Russia is hardly a model of capitalism. Sean knows it very well and we have discussed this on his blog on occasions agreeing that it is very difficult to tell where the state ends and the society begins in Russia. Is Gazprom a private or a state company? Rosneft? What about the myriad of quasi private entities under the Ministry of Transportation? Can anyone imagine a modern capitalist country where a Minister of Communications (Putin’s friend Leonid Reiman)owns 2 billion dollars worth of …. telecommunication assets?
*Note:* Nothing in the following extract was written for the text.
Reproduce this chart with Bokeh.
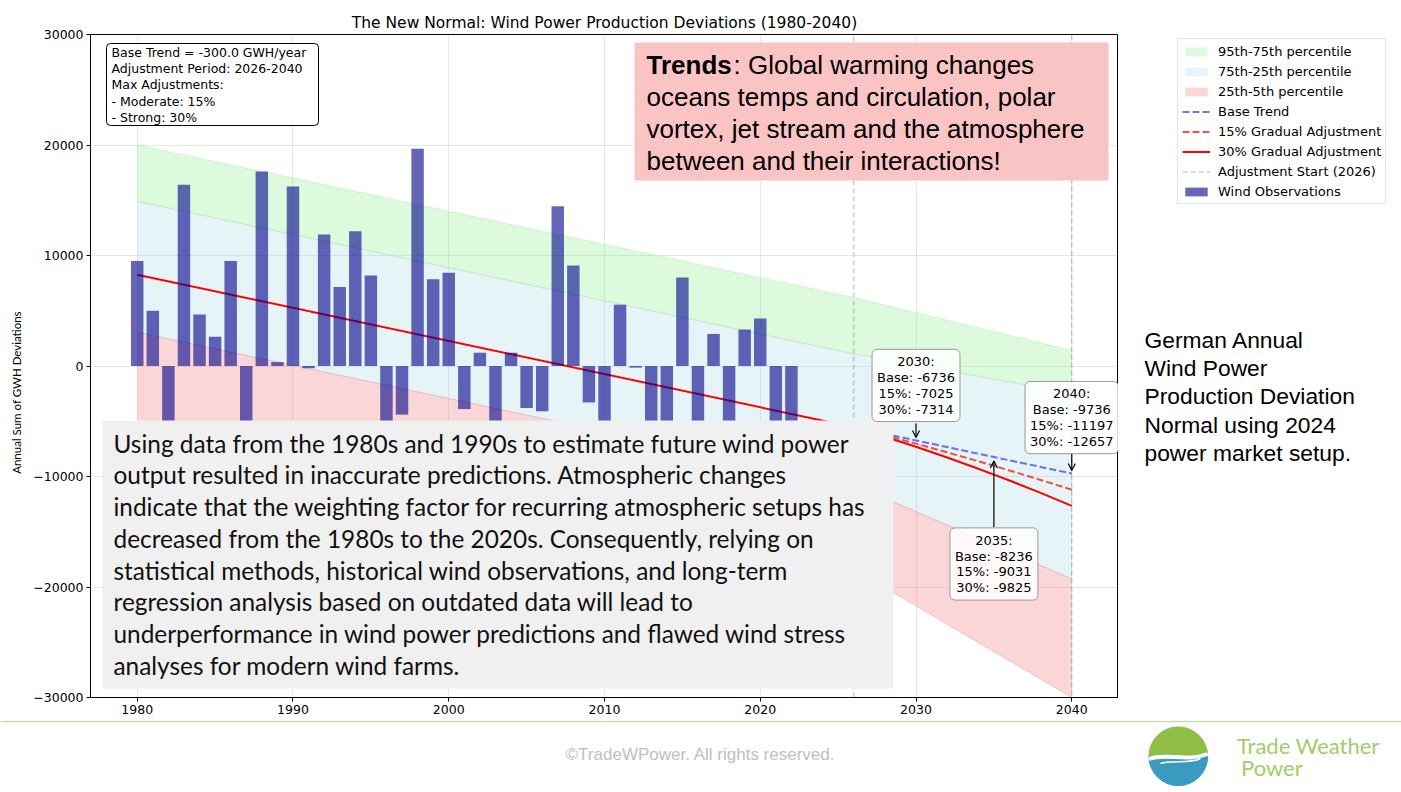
import math
from bokeh.plotting import figure
from bokeh.layouts import column, row
from bokeh.models import (Range1d, Label, Arrow, OpenHead, Legend, LegendItem,
                          BoxAnnotation, FixedTicker, CustomJSTickFormatter, Span)
from bokeh.embed import file_html
from bokeh.resources import INLINE

# ---------------- data ----------------
YEARS = list(range(1980, 2023))
WIND_OBS = [9500, 5000, -7000, 16400, 4650, 2650, 9500, -9500, 17600, 350,
            16250, -200, 11900, 7150, 12200, 8200, -8000, -4400, 19650, 7850,
            8450, -3900, 1200, -6500, 1200, -3800, -4100, 14450, 9100, -3300,
            -11000, 5550, -150, -7500, -10000, 8000, -8500, 2900, -12000, 3300,
            4300, -9000, -6500]

TREND_SLOPE = -300.0
TREND_YEARS = [1980, 2026]
TREND_VALUES = [8264, -5536]

ADJ_START = 2026
ADJ_END = 2040
MAX_ADJ = [15, 30]

PROJ_YEARS = [2026, 2028, 2030, 2032, 2034, 2035, 2036, 2038, 2040]
BASE_PROJ = [-5536, -6136, -6736, -7336, -7936, -8236, -8536, -9136, -9736]
ADJ15_PROJ = [-5536, -6267, -7025, -7808, -8616, -9031, -9451, -10311, -11197]
ADJ30_PROJ = [-5536, -6399, -7314, -8279, -9296, -9825, -10365, -11485, -12657]

BAND_YEARS = [1980, 2026, 2040]
P95 = [20000, 6200, 1400]
P75 = [14900, 1100, -2450]
P25 = [3060, -10740, -19260]
P5 = [-9000, -18400, -30000]

ANN_YEARS = [2030, 2035, 2040]
ANN_BASE = [-6736, -8236, -9736]
ANN_15 = [-7025, -9031, -11197]
ANN_30 = [-7314, -9825, -12657]

X_TICKS = [1980, 1990, 2000, 2010, 2020, 2030, 2040]
Y_TICKS = [-30000, -20000, -10000, 0, 10000, 20000, 30000]
X_START, X_END = 1977, 2043
Y_START, Y_END = -30000, 30000

TITLE = "The New Normal: Wind Power Production Deviations (1980-2040)"
Y_LABEL = "Annual Sum of GWH Deviations"
TRENDS_LINES = ["oceans temps and circulation, polar",
                "vortex, jet stream and the atmosphere",
                "between and their interactions!"]
NOTE_LINES = ["Using data from the 1980s and 1990s to estimate future wind power",
              "output resulted in inaccurate predictions. Atmospheric changes",
              "indicate that the weighting factor for recurring atmospheric setups has",
              "decreased from the 1980s to the 2020s. Consequently, relying on",
              "statistical methods, historical wind observations, and long-term",
              "regression analysis based on outdated data will lead to",
              "underperformance in wind power predictions and flawed wind stress",
              "analyses for modern wind farms."]
SIDE_LINES = ["German Annual", "Wind Power", "Production Deviation",
              "Normal using 2024", "power market setup."]

# ---------------- layout helpers ----------------
W, H_MAIN, H_FOOT = 1401, 720, 72
W_LEFT, W_SIDE = 26, 283
FL, FT, FB = 90, 34, 23
W_PLOT = W - W_LEFT - W_SIDE
FW, FH = W_PLOT - (FL - W_LEFT), H_MAIN - FT - FB
PXY = (Y_END - Y_START) / FH


def sx(px):
    return X_START + (px - FL) * (X_END - X_START) / FW


def sy(py):
    return Y_END - (py - FT) * (Y_END - Y_START) / FH


DV = "DejaVu Sans"

p = figure(width=W_PLOT, height=H_MAIN, x_range=Range1d(X_START, X_END),
           y_range=Range1d(Y_START, Y_END), toolbar_location=None,
           output_backend="svg", min_border_left=FL - W_LEFT, min_border_right=0,
           min_border_top=FT, min_border_bottom=FB, title=TITLE)
p.frame_align = False
p.title.align = "center"
p.title.text_font = DV
p.title.text_font_size = "15.5px"
p.title.text_font_style = "normal"
p.title.text_color = "black"
p.title.standoff = 6
p.outline_line_color = "black"
p.outline_line_alpha = 1
p.background_fill_color = "white"

for ax in (p.xaxis, p.yaxis):
    ax.minor_tick_line_color = None
    ax.major_tick_in = 0
    ax.major_tick_out = 4
    ax.major_label_text_font = DV
    ax.major_label_text_font_size = "12.5px"
    ax.major_label_text_color = "black"
    ax.axis_line_color = "black"
    ax.major_tick_line_color = "black"
p.xaxis.ticker = FixedTicker(ticks=X_TICKS)
p.yaxis.ticker = FixedTicker(ticks=Y_TICKS)
p.xaxis.major_label_standoff = 3
p.yaxis.major_label_standoff = 3
p.yaxis.formatter = CustomJSTickFormatter(
    code="return tick < 0 ? '\u2212' + Math.abs(tick) : String(tick);")
p.grid.grid_line_color = "#b0b0b0"
p.grid.grid_line_alpha = 0.3

# bands
r_g = p.varea(x=BAND_YEARS, y1=P75, y2=P95, fill_color="lightgreen", fill_alpha=0.3)
r_b = p.varea(x=BAND_YEARS, y1=P25, y2=P75, fill_color="lightblue", fill_alpha=0.3)
r_r = p.varea(x=BAND_YEARS, y1=P5, y2=P25, fill_color="lightcoral", fill_alpha=0.32)
for arr, col in ((P95, "lightgreen"), (P75, "lightgreen"), (P75, "lightblue"),
                 (P25, "lightblue"), (P25, "lightcoral"), (P5, "lightcoral")):
    p.line(BAND_YEARS, arr, color=col, alpha=0.35, line_width=1)

# historical trend, then bars on top
p.line(TREND_YEARS, TREND_VALUES, color="red", line_width=2)
p.vbar(x=YEARS, top=WIND_OBS, bottom=0, width=0.8,
       fill_color="darkblue", fill_alpha=0.6, line_color=None)

# adjustment lines
VLINE = dict(line_color="gray", line_alpha=0.4, line_dash="5 3", line_width=1.5)
p.line([ADJ_START, ADJ_START], [Y_START, Y_END], **VLINE)
p.add_layout(Span(location=ADJ_END, dimension="height", **VLINE))
BASE_STYLE = dict(line_color="blue", line_alpha=0.55, line_dash="7 3", line_width=2)
A15_STYLE = dict(line_color="red", line_alpha=0.7, line_dash="7 3", line_width=2)
A30_STYLE = dict(line_color="red", line_width=2)
p.line(PROJ_YEARS, BASE_PROJ, **BASE_STYLE)
p.line(PROJ_YEARS, ADJ15_PROJ, **A15_STYLE)
p.line(PROJ_YEARS, ADJ30_PROJ, **A30_STYLE)

# info box
info = (f"Base Trend = {TREND_SLOPE:.1f} GWH/year\n"
        f"Adjustment Period: {ADJ_START}-{ADJ_END}\n"
        f"Max Adjustments:\n- Moderate: {MAX_ADJ[0]}%\n- Strong: {MAX_ADJ[1]}%")
p.add_layout(BoxAnnotation(left=sx(106), right=sx(318), top=sy(43), bottom=sy(125),
                           fill_color="white", fill_alpha=0.9, line_color="black",
                           line_width=1, line_alpha=1, border_radius=4))
p.add_layout(Label(x=sx(111), y=sy(44), text=info, text_align="left",
                   text_baseline="top", text_font=DV, text_font_size="12.5px",
                   text_line_height=1.09, text_color="black"))

# big gray note box
p.add_layout(BoxAnnotation(left=sx(102), right=sx(893), top=sy(420), bottom=sy(688),
                           fill_color="#f0f0f0", fill_alpha=1, line_color=None))
for i, ln in enumerate(NOTE_LINES):
    p.add_layout(Label(x=sx(113), y=sy(442.5 + i * 31.75), text=ln, text_align="left",
                       text_baseline="middle", text_font="Lato",
                       text_font_size="24.4px", text_color="#111111"))

# trends pink box
p.add_layout(BoxAnnotation(left=sx(634), right=sx(1108), top=sy(42), bottom=sy(180),
                           fill_color="#fac4c4", fill_alpha=1, line_color=None))
p.add_layout(Label(x=sx(646), y=sy(64.5), text="Trends", text_align="left",
                   text_baseline="middle", text_font="Liberation Sans",
                   text_font_style="bold", text_font_size="26px", text_color="black"))
p.add_layout(Label(x=sx(733), y=sy(64.5), text=": Global warming changes",
                   text_align="left", text_baseline="middle",
                   text_font="Liberation Sans", text_font_size="26px", text_color="black"))
for i, ln in enumerate(TRENDS_LINES):
    p.add_layout(Label(x=sx(646), y=sy(96.5 + i * 32), text=ln, text_align="left",
                       text_baseline="middle", text_font="Liberation Sans",
                       text_font_size="26px", text_color="black"))

# annotations with arrows
BOX_OFF = [55, -107, 56]
ARR_START = [17, -70, 20]
ARR_END = [3, -4, 3]
for yr, b, a15, a30, bo, st, en in zip(ANN_YEARS, ANN_BASE, ANN_15, ANN_30,
                                        BOX_OFF, ARR_START, ARR_END):
    p.add_layout(Arrow(end=OpenHead(size=7, line_width=1.2, line_color="black"),
                       x_start=yr, y_start=b + st * PXY, x_end=yr, y_end=b + en * PXY,
                       line_width=1.2, line_color="black"))
    p.add_layout(Label(x=yr, y=b + bo * PXY,
                       text=f"{yr}:\nBase: {b}\n15%: {a15}\n30%: {a30}",
                       text_align="center", text_baseline="middle", text_font=DV,
                       text_font_size="13px", text_line_height=1.05,
                       text_color="black",
                       background_fill_color="white", background_fill_alpha=0.85,
                       border_line_color="#999999", border_line_width=1,
                       border_radius=5, padding=5))

# ---------------- left strip (y label) ----------------
lf = figure(width=W_LEFT, height=H_MAIN, x_range=Range1d(0, W_LEFT),
            y_range=Range1d(0, H_MAIN), toolbar_location=None, output_backend="svg",
            min_border=0, x_axis_type=None, y_axis_type=None)
lf.frame_align = False
lf.outline_line_color = None
lf.grid.visible = False
lf.add_layout(Label(x=16, y=H_MAIN - 392, text=Y_LABEL, angle=math.pi / 2,
                    text_align="center", text_baseline="middle", text_font="Lato",
                    text_font_size="11.5px", text_color="black"))

# ---------------- right strip (legend + side text) ----------------
sf = figure(width=W_SIDE, height=H_MAIN, x_range=Range1d(0, W_SIDE),
            y_range=Range1d(0, H_MAIN), toolbar_location=None, output_backend="svg",
            min_border=0, x_axis_type=None, y_axis_type=None)
sf.frame_align = False
sf.outline_line_color = None
sf.grid.visible = False
OFF_X = [-30, -20]
OFF_Y = [-30, -20]
lg_g = sf.varea(x=OFF_X, y1=OFF_Y, y2=OFF_X, fill_color="lightgreen", fill_alpha=0.3)
lg_b = sf.varea(x=OFF_X, y1=OFF_Y, y2=OFF_X, fill_color="lightblue", fill_alpha=0.3)
lg_r = sf.varea(x=OFF_X, y1=OFF_Y, y2=OFF_X, fill_color="lightcoral", fill_alpha=0.32)
lg_base = sf.line(x=OFF_X, y=OFF_Y, **BASE_STYLE)
lg_15 = sf.line(x=OFF_X, y=OFF_Y, **A15_STYLE)
lg_30 = sf.line(x=OFF_X, y=OFF_Y, **A30_STYLE)
lg_v = sf.line(x=OFF_X, y=OFF_Y, **VLINE)
lg_bar = sf.vbar(x=OFF_X, top=OFF_Y, width=1, fill_color="darkblue", fill_alpha=0.6,
                 line_color=None)
items = [
    LegendItem(label="95th-75th percentile", renderers=[lg_g]),
    LegendItem(label="75th-25th percentile", renderers=[lg_b]),
    LegendItem(label="25th-5th percentile", renderers=[lg_r]),
    LegendItem(label="Base Trend", renderers=[lg_base]),
    LegendItem(label="15% Gradual Adjustment", renderers=[lg_15]),
    LegendItem(label="30% Gradual Adjustment", renderers=[lg_30]),
    LegendItem(label=f"Adjustment Start ({ADJ_START})", renderers=[lg_v]),
    LegendItem(label="Wind Observations", renderers=[lg_bar]),
]
LEG_H = 2 * 4 + 8 * 16 + 7 * 4
legend = Legend(items=items, location=(1177 - (W - W_SIDE), H_MAIN - 40 - LEG_H),
                label_text_font=DV, label_text_font_size="13px",
                label_text_color="black", glyph_width=28,
                glyph_height=11, label_height=16, spacing=4, padding=4, margin=0,
                label_standoff=8, border_line_color="#cccccc", border_line_width=1,
                background_fill_color="white", background_fill_alpha=0.9)
sf.add_layout(legend)
for i, ln in enumerate(SIDE_LINES):
    sf.add_layout(Label(x=1144 - (W - W_SIDE), y=H_MAIN - (339.5 + i * 28.2), text=ln,
                        text_align="left", text_baseline="middle",
                        text_font="Liberation Sans", text_font_size="22.8px",
                        text_color="black"))

# ---------------- footer ----------------
f = figure(width=W, height=H_FOOT, x_range=Range1d(0, W), y_range=Range1d(0, H_FOOT),
           toolbar_location=None, output_backend="svg", min_border=0,
           x_axis_type=None, y_axis_type=None)
f.frame_align = False
f.outline_line_color = None
f.grid.visible = False
f.line([0, W], [71, 71], color="#c5dea8", line_width=1.5)
f.add_layout(Label(x=700, y=792 - 753.5, text="\u00a9TradeWPower. All rights reserved.",
                   text_align="center", text_baseline="middle",
                   text_font="Liberation Sans", text_font_size="17px",
                   text_color="#c0c0c0"))
f.wedge(x=[1177.8], y=[36.2], radius=29.4, start_angle=0, end_angle=math.pi,
        color="#8fbe45")
f.wedge(x=[1177.8], y=[36.2], radius=29.4, start_angle=math.pi, end_angle=2 * math.pi,
        color="#3a9bc0")
f.bezier(x0=[1148.6], y0=[33.5], x1=[1207.2], y1=[38.5], cx0=[1165], cy0=[40],
         cx1=[1185], cy1=[30], line_color="white", line_width=4)
f.bezier(x0=[1160], y0=[29], x1=[1200], y1=[34], cx0=[1172], cy0=[33],
         cx1=[1188], cy1=[28], line_color="white", line_width=1.5)
f.add_layout(Label(x=1236.5, y=792 - 745, text="Trade Weather",
                   text_align="left", text_baseline="middle", text_font="Lato",
                   text_font_size="22px", text_color="#a0cd68"))
f.add_layout(Label(x=1240.5, y=792 - 767, text="Power",
                   text_align="left", text_baseline="middle", text_font="Lato",
                   text_font_size="22px", text_color="#a0cd68"))

layout = column(row(lf, p, sf, spacing=0), f, spacing=0)
open("out.html", "w").write(file_html(layout, INLINE))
There are several confusions at play here. The most basic concept of capitalism is that of economic and social formation based on private ownership of means of production. And since there isn’t an absolute fully private capitalism, the distinction is in proportional sizes of private vs public sectors. Earlier in history private ownership barely existed under dominance of Feudal state control of means of production. At some point Lenin very appropriately referred to his contemporary capitalism as “State Monopolistic Capitalism.” He thought it was the final stage of capitalism. Needless to say he was wrong, it was a final stage, but of feudalism.
Blaming faults and excesses of late feudalism on capitalism has been one of the favorite tactics from the left since 1848.
This confusion is also muddied by artificial distinction between communism of the USSR and feudalism. Both have state control and ownership of means of production. Both have elite classes that ran things. Both are based on confiscating labor and forcing peasants to stay on the land. Differences between USSR and feudalism are cosmetic and similarities are systemic. The USSR was Ottoman Empire with nukes, nothing more.
The reason, Roger, for ills of contemporary Russia is that it has not changed enough yet. It is still very much feudal. Capitalism will eventually prevail and will create a civil society there.
Kim, Sean is no communist and he is hardly a Marxist either.